• Aim of the exercise: Give every line of the data again, unchanged, but with no pictures.
BEGIN Material
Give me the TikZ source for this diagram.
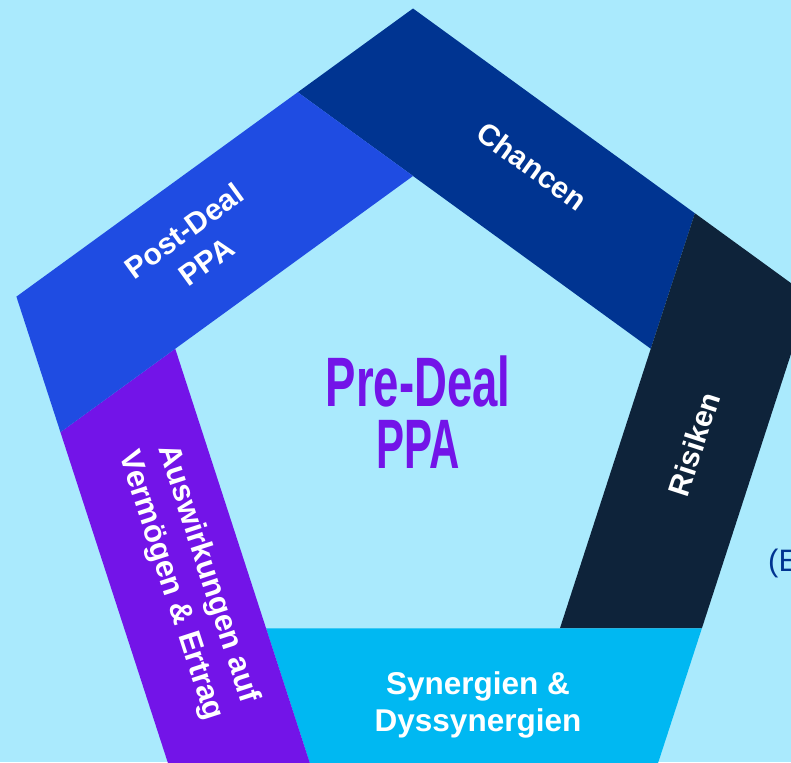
\documentclass[tikz,border=0pt]{standalone}
\usepackage{fontspec}
\setmainfont{Liberation Sans}
\definecolor{bgc}{RGB}{170,234,253}
\definecolor{chancenc}{RGB}{0,52,145}
\definecolor{postc}{RGB}{31,76,226}
\definecolor{risikenc}{RGB}{14,35,58}
\definecolor{auswc}{RGB}{115,20,232}
\definecolor{sync}{RGB}{0,184,242}
\tikzset{
  lbl/.style={text=white, inner sep=0pt, align=center, font=\fontsize{30}{38}\selectfont\bfseries},
  prelbl/.style={text=auswc, inner sep=0pt, align=center, font=\fontsize{70}{62}\selectfont\bfseries},
  sidelbl/.style={text=chancenc, inner sep=0pt, anchor=base west, font=\fontsize{31}{31}\selectfont}
}
\begin{document}
\begin{tikzpicture}[x=1pt,y=1pt]
\useasboundingbox (0,0) rectangle (791,-762);
\fill[bgc] (0,0) rectangle (791,-762);
\begin{scope}
\clip (0,0) rectangle (791,-762);
% outer and inner regular pentagons, common centre
\foreach \i/\a in {1/90,2/18,3/-54,4/-126,5/162}{
  \coordinate (O\i) at ([shift={(413,-425.5)}]\a:417);
  \coordinate (I\i) at ([shift={(413,-426)}]\a:250);
}
% pinwheel division points: extension of each inner edge to the outer edge
\coordinate (P51) at (intersection of I1--I2 and O5--O1);
\coordinate (P12) at (intersection of I2--I3 and O1--O2);
\coordinate (P23) at (intersection of I3--I4 and O2--O3);
\coordinate (P34) at (intersection of I4--I5 and O3--O4);
\coordinate (P45) at (intersection of I5--I1 and O4--O5);
\fill[chancenc] (P51) -- (O1) -- (P12) -- (I2) -- (I1) -- cycle;
\fill[risikenc] (P12) -- (O2) -- (P23) -- (I3) -- (I2) -- cycle;
\fill[sync]     (P23) -- (O3) -- (P34) -- (I4) -- (I3) -- cycle;
\fill[auswc]    (P34) -- (O4) -- (P45) -- (I5) -- (I4) -- cycle;
\fill[postc]    (P45) -- (O5) -- (P51) -- (I1) -- (I5) -- cycle;
\node[sidelbl] (side) at (768,-571) {(E};
\end{scope}
\node[lbl, rotate=-36] (chancen) at (532,-166) {Chancen};
\node[lbl, rotate=72] (risiken) at (694,-444) {Risiken};
\node[lbl, rotate=36] (post) at (195,-246) {Post-Deal\\PPA};
\node[lbl, rotate=-72, font=\fontsize{31}{39}\selectfont\bfseries] (ausw) at (189,-580) {Auswirkungen auf\\Vermögen \& Ertrag};
\node[lbl, font=\fontsize{31.5}{37}\selectfont\bfseries] (syn) at (478,-705) {Synergien \&\\Dyssynergien};
\node[prelbl] (pre) at (418,-412.5) {\scalebox{0.65}[1]{Pre-Deal}\\\scalebox{0.6}[1]{PPA}};
\end{tikzpicture}
\end{document}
END Material
• Exercise result:
Give me the TikZ source for this diagram.
\documentclass[tikz,border=0pt]{standalone}
\usepackage{fontspec}
\setmainfont{Liberation Sans}
\definecolor{bgc}{RGB}{170,234,253}
\definecolor{chancenc}{RGB}{0,52,145}
\definecolor{postc}{RGB}{31,76,226}
\definecolor{risikenc}{RGB}{14,35,58}
\definecolor{auswc}{RGB}{115,20,232}
\definecolor{sync}{RGB}{0,184,242}
\tikzset{
  lbl/.style={text=white, inner sep=0pt, align=center, font=\fontsize{30}{38}\selectfont\bfseries},
  prelbl/.style={text=auswc, inner sep=0pt, align=center, font=\fontsize{70}{62}\selectfont\bfseries},
  sidelbl/.style={text=chancenc, inner sep=0pt, anchor=base west, font=\fontsize{31}{31}\selectfont}
}
\begin{document}
\begin{tikzpicture}[x=1pt,y=1pt]
\useasboundingbox (0,0) rectangle (791,-762);
\fill[bgc] (0,0) rectangle (791,-762);
\begin{scope}
\clip (0,0) rectangle (791,-762);
% outer and inner regular pentagons, common centre
\foreach \i/\a in {1/90,2/18,3/-54,4/-126,5/162}{
  \coordinate (O\i) at ([shift={(413,-425.5)}]\a:417);
  \coordinate (I\i) at ([shift={(413,-426)}]\a:250);
}
% pinwheel division points: extension of each inner edge to the outer edge
\coordinate (P51) at (intersection of I1--I2 and O5--O1);
\coordinate (P12) at (intersection of I2--I3 and O1--O2);
\coordinate (P23) at (intersection of I3--I4 and O2--O3);
\coordinate (P34) at (intersection of I4--I5 and O3--O4);
\coordinate (P45) at (intersection of I5--I1 and O4--O5);
\fill[chancenc] (P51) -- (O1) -- (P12) -- (I2) -- (I1) -- cycle;
\fill[risikenc] (P12) -- (O2) -- (P23) -- (I3) -- (I2) -- cycle;
\fill[sync]     (P23) -- (O3) -- (P34) -- (I4) -- (I3) -- cycle;
\fill[auswc]    (P34) -- (O4) -- (P45) -- (I5) -- (I4) -- cycle;
\fill[postc]    (P45) -- (O5) -- (P51) -- (I1) -- (I5) -- cycle;
\node[sidelbl] (side) at (768,-571) {(E};
\end{scope}
\node[lbl, rotate=-36] (chancen) at (532,-166) {Chancen};
\node[lbl, rotate=72] (risiken) at (694,-444) {Risiken};
\node[lbl, rotate=36] (post) at (195,-246) {Post-Deal\\PPA};
\node[lbl, rotate=-72, font=\fontsize{31}{39}\selectfont\bfseries] (ausw) at (189,-580) {Auswirkungen auf\\Vermögen \& Ertrag};
\node[lbl, font=\fontsize{31.5}{37}\selectfont\bfseries] (syn) at (478,-705) {Synergien \&\\Dyssynergien};
\node[prelbl] (pre) at (418,-412.5) {\scalebox{0.65}[1]{Pre-Deal}\\\scalebox{0.6}[1]{PPA}};
\end{tikzpicture}
\end{document}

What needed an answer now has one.